The support that Kenyans continue to show President Obama is not based on blind adoration of his power or prestige. Rather, because our heritage is also based on shared values – freedom, fairness and most crucially, aspiration. And that is why we must also not forget why President Obama is visiting Kenya.

Yes, his trip here is filled with symbolism. But it is also because he is to attend the GES. President Obama has personally driven this Summit forward since he took office, as he has boldly catapulted entrepreneurship to the forefront of his development agenda. Since 2009, the summit has visited the likes of Istanbul and Kuala Lumpur. It is now Nairobi's turn.

It is fitting that the GES has finally come to Africa. Since the turn of this century, our continent has seen monumental change. Young and dynamic economies are emerging, access to technology has increased and education standards continue to climb. Nairobi is a fascinating window into this rapid and evolving landscape. The spread of hi-speed internet and mobile 3G, the rise of tech hubs and the huge interest of the global business community often make the city unrecognisable from what I saw as a child.

What will be discussed this week effects us all. The role of entrepreneurs plays a fundamental role in nurturing young talent and offering opportunities and employment. There is no hiding from the fact that unemployment remains a major problem for millions of Kenyans. Urban areas like Nairobi offer increasing opportunities, but the employment gap remains significant and troubling. While throughout Africa huge strides have been made in education, access to jobs lags far behind. Kenya is teeming with educated and aspirational young people, who often find jobs scarce and prospects lacking.

Entrepreneurship is crucial to helping tackle this jobs' deficit. We must empower young people to create their own job opportunities, not just for the benefit of single individuals, but to help create a more thriving, diverse and dynamic economy. From mobile money to the plethora of tech start-ups here in Nairobi, Kenya has shown enormous potential in nurturing the entrepreneurs and business leaders of tomorrow.

The young people I regularly meet throughout Nairobi are not only ambitious, but display an enviable level of pragmatism and logic. These are fundamental qualities to entrepreneurs. As access to education and technology increase, it will be down to both government and the private sector to harness this reservoir of ambition amongst our youth. It is vital in ensuring both Kenya and Africa's development story is not one of a one-dimensional resources bonanza but a historic shift to dynamic, innovative and trend-setting economies.
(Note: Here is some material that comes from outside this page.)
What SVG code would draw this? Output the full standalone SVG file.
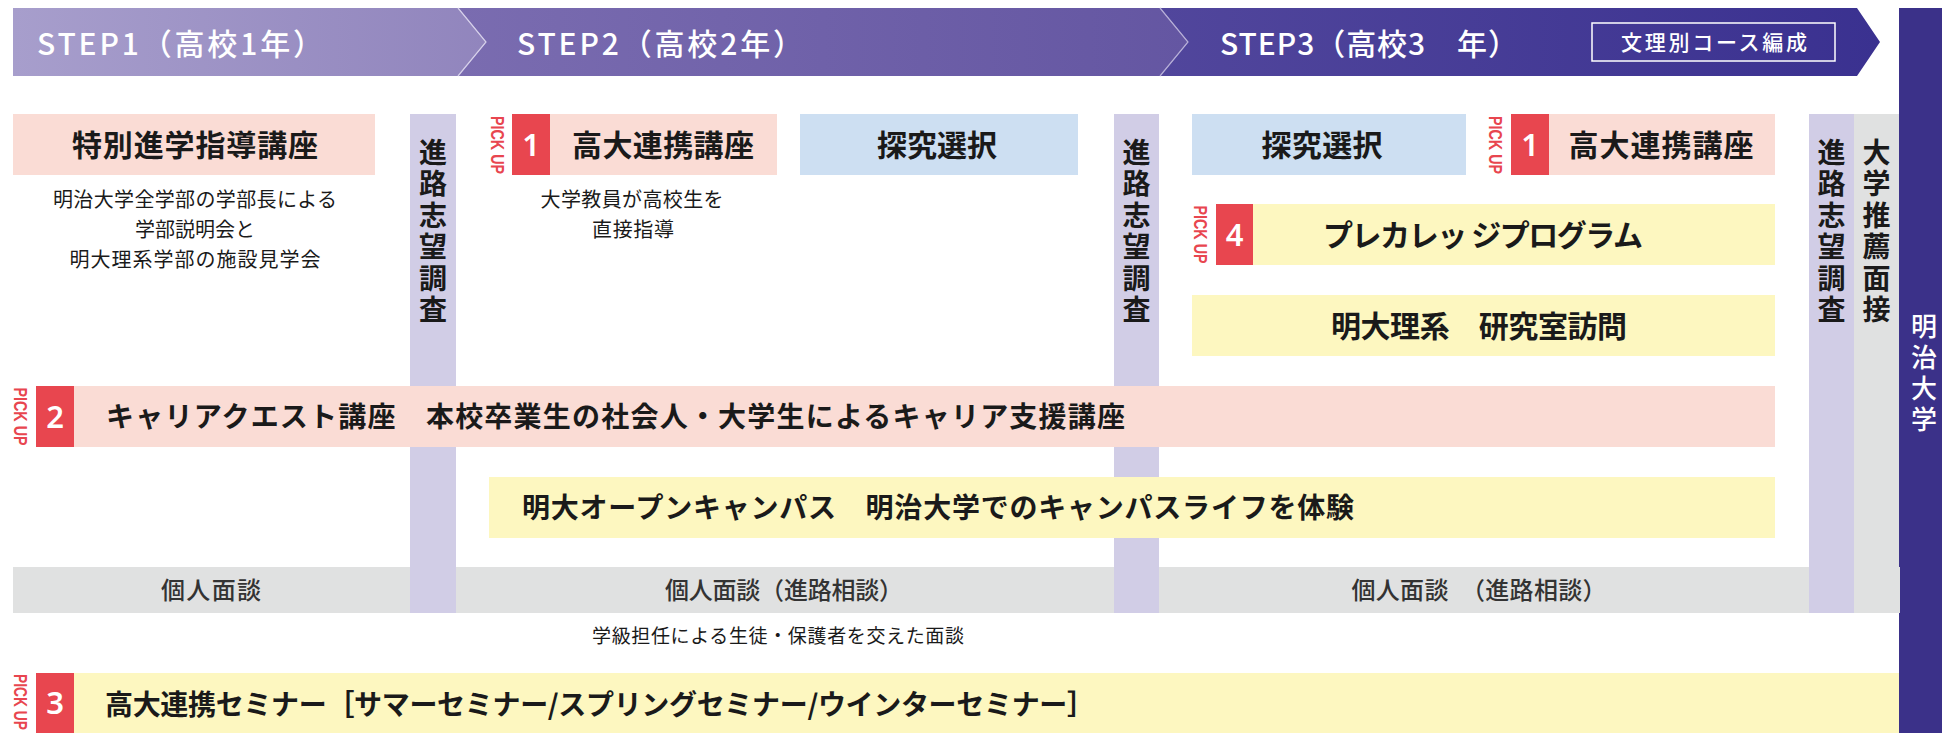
<svg xmlns="http://www.w3.org/2000/svg" width="1942" height="733" viewBox="0 0 1942 733">
<defs>
<linearGradient id="g1" x1="0" y1="0" x2="1" y2="0"><stop offset="0" stop-color="#a79ecc"/><stop offset="1" stop-color="#9185bd"/></linearGradient>
<linearGradient id="g2" x1="0" y1="0" x2="1" y2="0"><stop offset="0" stop-color="#7a6cb0"/><stop offset="1" stop-color="#6456a2"/></linearGradient>
<linearGradient id="g3" x1="0" y1="0" x2="1" y2="0"><stop offset="0" stop-color="#51469c"/><stop offset="1" stop-color="#3a3190"/></linearGradient>
<style>
.jp{font-family:"Noto Sans CJK JP","Noto Sans CJK SC",sans-serif}
.hd{font-size:30px;font-weight:500;fill:#fff}
.lb{font-size:30px;font-weight:700;fill:#1a1a1a}
.lb2{font-size:28px;font-weight:700;fill:#1a1a1a}
.ds{font-size:20px;font-weight:400;fill:#1a1a1a}
.gr{font-size:24px;font-weight:500;fill:#333}
.vt{font-size:28px;font-weight:700;fill:#1a1a1a;writing-mode:vertical-rl;text-orientation:upright;letter-spacing:3.5px}
.pu{font-family:"Liberation Sans",Arial,sans-serif;font-size:18px;font-weight:700;fill:#e8464f;text-anchor:middle}
.num{font-family:"Noto Sans","Liberation Sans",sans-serif;font-size:31px;font-weight:600;fill:#fff;text-anchor:middle}
.pink{fill:#fadcd5}.blue{fill:#cddff2}.yel{fill:#fdf7c0}.lav{fill:#d1cde6}.gry{fill:#e0e1e1}.red{fill:#e8464f}
</style>
</defs>

<g id="header">
<polygon points="458,8 1160,8 1188,42 1160,76 458,76 486,42" fill="url(#g2)"/>
<polygon points="1160,8 1857,8 1880,42 1857,76 1160,76 1188,42" fill="url(#g3)"/>
<polygon points="13,8 458,8 486,42 458,76 13,76" fill="url(#g1)"/>
<polyline points="458,8 486,42 458,76" fill="none" stroke="#d6d0ea" stroke-width="1.2"/>
<polyline points="1160,8 1188,42 1160,76" fill="none" stroke="#b7afd8" stroke-width="1.2"/>
<text class="jp hd" x="37" y="55" textLength="286">STEP1（高校1年）</text>
<text class="jp hd" x="517" y="55" textLength="286">STEP2（高校2年）</text>
<text class="jp hd" x="1220" y="55" textLength="298">STEP3（高校3　年）</text>
<rect x="1592" y="23" width="243" height="38" fill="none" stroke="#fff" stroke-width="1.5"/>
<text class="jp" x="1714" y="50" font-size="21" font-weight="500" fill="#fff" text-anchor="middle" textLength="186">文理別コース編成</text>
</g>

<g id="meiji">
<rect x="1899" y="8" width="43" height="725" fill="#3b3189"/>
<text class="jp" x="1924" y="313" font-size="26" font-weight="500" fill="#fff" style="writing-mode:vertical-rl;text-orientation:upright;letter-spacing:5px">明治大学</text>
</g>

<g id="kojin-mendan">
<rect class="gry" x="13" y="567" width="1887" height="46"/>
<text class="jp gr" x="211" y="599" text-anchor="middle" textLength="100">個人面談</text>
<text class="jp gr" x="784" y="599" text-anchor="middle" textLength="238">個人面談（進路相談）</text>
<text class="jp gr" x="1479" y="599" text-anchor="middle" textLength="255">個人面談　（進路相談）</text>
<text class="jp" x="778" y="643" font-size="19" fill="#1a1a1a" text-anchor="middle" textLength="372">学級担任による生徒・保護者を交えた面談</text>
</g>

<g id="shinro-1">
<rect class="lav" x="410" y="114" width="46" height="499"/>
<text class="jp vt" x="433" y="138">進路志望調査</text>
</g>
<g id="shinro-2">
<rect class="lav" x="1114" y="114" width="45" height="499"/>
<text class="jp vt" x="1136.5" y="138">進路志望調査</text>
</g>
<g id="shinro-3">
<rect class="lav" x="1809" y="114" width="45" height="499"/>
<text class="jp vt" x="1831.5" y="138">進路志望調査</text>
</g>
<g id="suisen-mensetsu">
<rect class="gry" x="1854" y="114" width="45" height="499"/>
<text class="jp vt" x="1876.5" y="138">大学推薦面接</text>
</g>

<g id="tokubetsu">
<rect class="pink" x="13" y="114" width="362" height="61"/>
<text class="jp lb" x="195" y="156" text-anchor="middle" textLength="246">特別進学指導講座</text>
<text class="jp ds" x="195" y="207" text-anchor="middle" textLength="284">明治大学全学部の学部長による</text>
<text class="jp ds" x="195" y="237" text-anchor="middle" textLength="120">学部説明会と</text>
<text class="jp ds" x="195" y="267" text-anchor="middle" textLength="251">明大理系学部の施設見学会</text>
</g>

<g id="kodai-renkei-2">
<text class="pu" transform="translate(497,145) rotate(90)" x="0" y="6.5" textLength="58" lengthAdjust="spacingAndGlyphs">PICK UP</text>
<rect class="red" x="512" y="114" width="38" height="61"/>
<text class="num" x="531" y="156">1</text>
<rect class="pink" x="550" y="114" width="227" height="61"/>
<text class="jp lb" x="663" y="156" text-anchor="middle" textLength="182">高大連携講座</text>
<text class="jp ds" x="632" y="207" text-anchor="middle" textLength="183">大学教員が高校生を</text>
<text class="jp ds" x="633" y="237" text-anchor="middle" textLength="82">直接指導</text>
</g>

<g id="tankyu-2">
<rect class="blue" x="800" y="114" width="278" height="61"/>
<text class="jp lb" x="937" y="156" text-anchor="middle" textLength="120">探究選択</text>
</g>

<g id="tankyu-3">
<rect class="blue" x="1192" y="114" width="274" height="61"/>
<text class="jp lb" x="1322" y="156" text-anchor="middle" textLength="121">探究選択</text>
</g>

<g id="kodai-renkei-3">
<text class="pu" transform="translate(1495,145) rotate(90)" x="0" y="6.5" textLength="58" lengthAdjust="spacingAndGlyphs">PICK UP</text>
<rect class="red" x="1511" y="114" width="38" height="61"/>
<text class="num" x="1530" y="156">1</text>
<rect class="pink" x="1549" y="114" width="226" height="61"/>
<text class="jp lb" x="1661" y="156" text-anchor="middle" textLength="185">高大連携講座</text>
</g>

<g id="precollege">
<text class="pu" transform="translate(1200,234.5) rotate(90)" x="0" y="6.5" textLength="58" lengthAdjust="spacingAndGlyphs">PICK UP</text>
<rect class="red" x="1216" y="204" width="37" height="61"/>
<text class="num" x="1234.5" y="245.5">4</text>
<rect class="yel" x="1253" y="204" width="522" height="61"/>
<text class="jp lb" x="1483" y="246" text-anchor="middle" textLength="320">プレカレッ ジプログラム</text>
</g>

<g id="kenkyushitsu">
<rect class="yel" x="1192" y="295" width="583" height="61"/>
<text class="jp lb" x="1479" y="337" text-anchor="middle" textLength="296">明大理系　研究室訪問</text>
</g>

<g id="career-quest">
<text class="pu" transform="translate(20,416.5) rotate(90)" x="0" y="6.5" textLength="58" lengthAdjust="spacingAndGlyphs">PICK UP</text>
<rect class="red" x="36" y="386" width="38" height="61"/>
<text class="num" x="55" y="427.5">2</text>
<rect class="pink" x="74" y="386" width="1701" height="61"/>
<text class="jp lb2" x="106" y="427" textLength="1019">キャリアクエスト講座　本校卒業生の社会人・大学生によるキャリア支援講座</text>
</g>

<g id="open-campus">
<rect class="yel" x="489" y="477" width="1286" height="61"/>
<text class="jp lb2" x="522" y="518" textLength="832">明大オープンキャンパス　明治大学でのキャンパスライフを体験</text>
</g>

<g id="seminar">
<text class="pu" transform="translate(20,702) rotate(90)" x="0" y="6.5" textLength="56" lengthAdjust="spacingAndGlyphs">PICK UP</text>
<rect class="red" x="36" y="673" width="38" height="60"/>
<rect class="yel" x="74" y="673" width="1825" height="60"/>
<text class="num" x="55" y="714">3</text>
<text class="jp lb2" x="105" y="715" textLength="990">高大連携セミナー［サマーセミナー/スプリングセミナー/ウインターセミナー］</text>
</g>

<g id="connectors"/>
</svg>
In Nairobi, we are determined to lead the way in driving this innovation. I am proud of our Sh200 million (US$2 million) initiative to connect over 2,000 schools in Nairobi to fixed internet. The children of Nairobi will flourish with access to digital learning tools. But this is just the beginning. This weekend should reignite the conversation on how to nurture this pool of untapped talent that often sits idle, not just in Nairobi but also across this nation.

So let's take advantage of the opportunities this week's visit and summit present. President Obama symbolises a young man who used his talent and drive to make a real difference. Now it is time for those of us in Government and our partners in the business sector to find the next stars of the future. They are certainly out there.